In a letter to Food and Water Watch on Tuesday, EPA said the 2017 petition asked for a number of CAFO regulation changes that were already rejected by courts.

In 2003, EPA proposed a major revision to its CAFO regulations.

Among other provisions, the rule required "all CAFO owners or operators to seek coverage under an NPDES (National Pollution Discharge Elimination System) permit," unless they affirmatively demonstrate that they have "no potential to discharge."

The U.S. Court of Appeals for the Second Circuit vacated that aspect of the 2003 rule, holding it unlawfully "imposes obligations on all CAFOs regardless of whether or not they have, in fact, added any pollutants to the navigable waters, i.e., discharged any pollutants."

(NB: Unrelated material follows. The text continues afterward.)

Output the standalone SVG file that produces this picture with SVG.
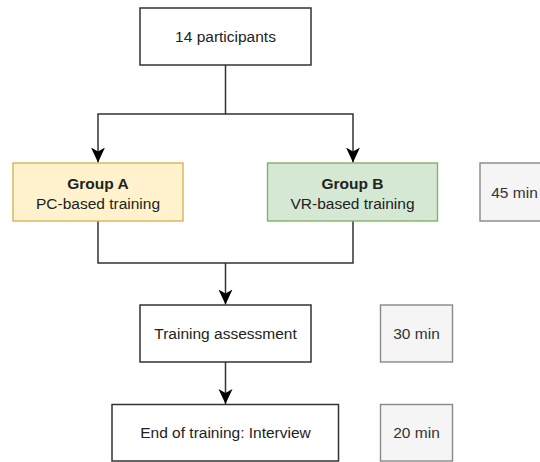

In 2008, EPA revised its regulations to try to require a permit for any CAFO with a "potential to discharge" and the revised rule called for a "case-by-case evaluation by the CAFO owner or operator as to whether the CAFO discharges or proposes to discharge from its production area or land application area."

EPA's requirement that discharging CAFOs or those that propose to discharge obtain a CAFO permit, was vacated in a challenge to the 2008 rule.

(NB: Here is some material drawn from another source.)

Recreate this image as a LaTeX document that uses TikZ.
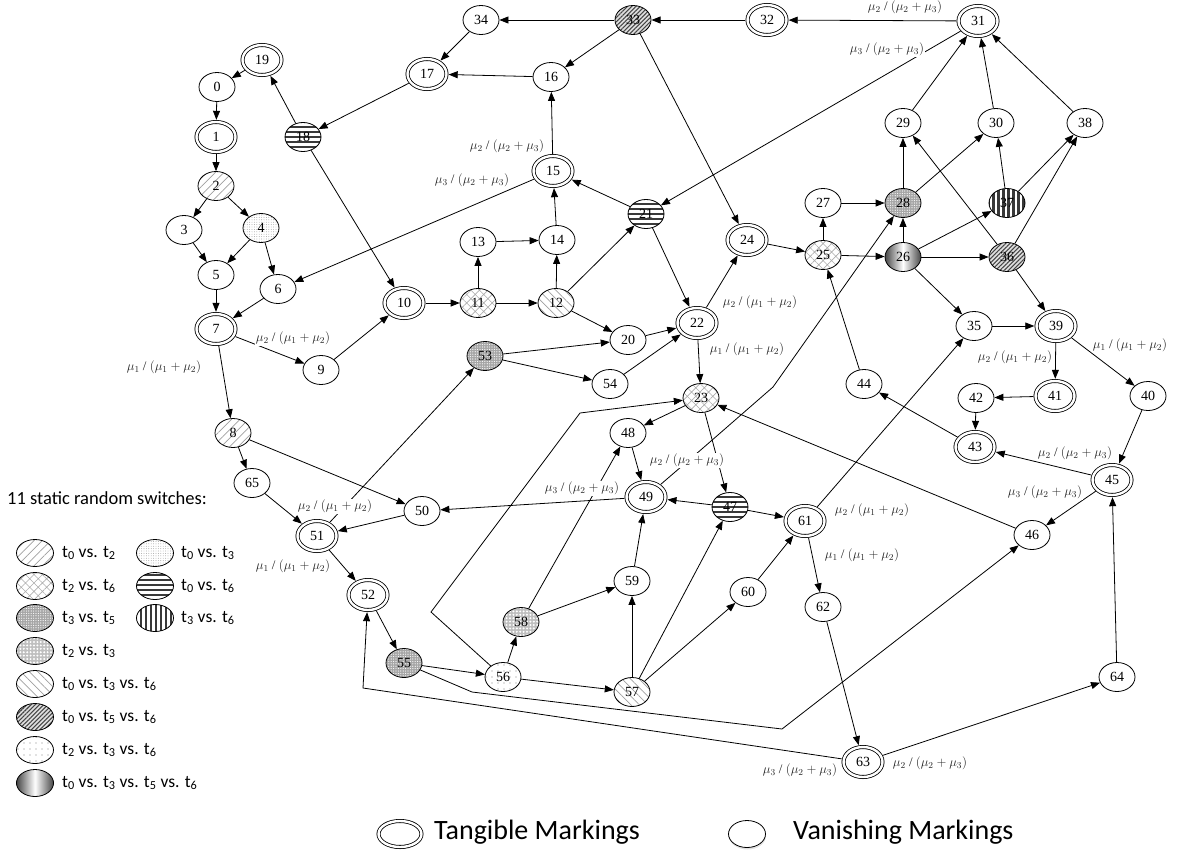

"It is difficult to distinguish between the petition's request that EPA establish a rebuttable presumption that CAFOs with certain characteristics actually discharge -- based on factors such as proximity to jurisdictional waters, climatic conditions, whether precipitation exceeds evaporation, production area drainage, and others -- and the approach EPA used in the 2008 rule," EPA said in the letter to Food and Water Watch this week.

Food and Water Watch said in a news release on Tuesday the Biden EPA missed an opportunity to tighten CAFO regulations.

"Factory farms pose a significant and mounting threat to clean water, largely because EPA's weak rules have left most of the industry entirely unregulated," Food and Water Watch Legal Director Tarah Heinzen said in a statement.

"EPA's deeply flawed response amounts to yet more delay, and completely misses the moment. For more than 50 years, EPA has knowingly shirked its crystal-clear obligation to regulate factory farms under the Clean Water Act. The lack of urgency displayed in EPA's decision doubles down on the agency's failure to protect our water, and those who rely on it."

In the letter to Food and Water Watch, the EPA said it was trying to balance the needs of CAFO operators while protecting water through regulation.

"EPA shares your commitment to fulfilling the goal of the CWA, to restore and maintain the integrity of the nation's waters, in this case by addressing discharges from CAFOs," the letter said.

"EPA also shares your concern that CAFOs can be a significant source of pollutants into waters of the United States. The agency recognizes that there may be opportunities to do more to address these pollutants. Indeed, many CAFO owners and operators, as well as federal and state agency staff, have experienced challenges effectively implementing and assuring compliance with the current CWA CAFO regulatory requirements."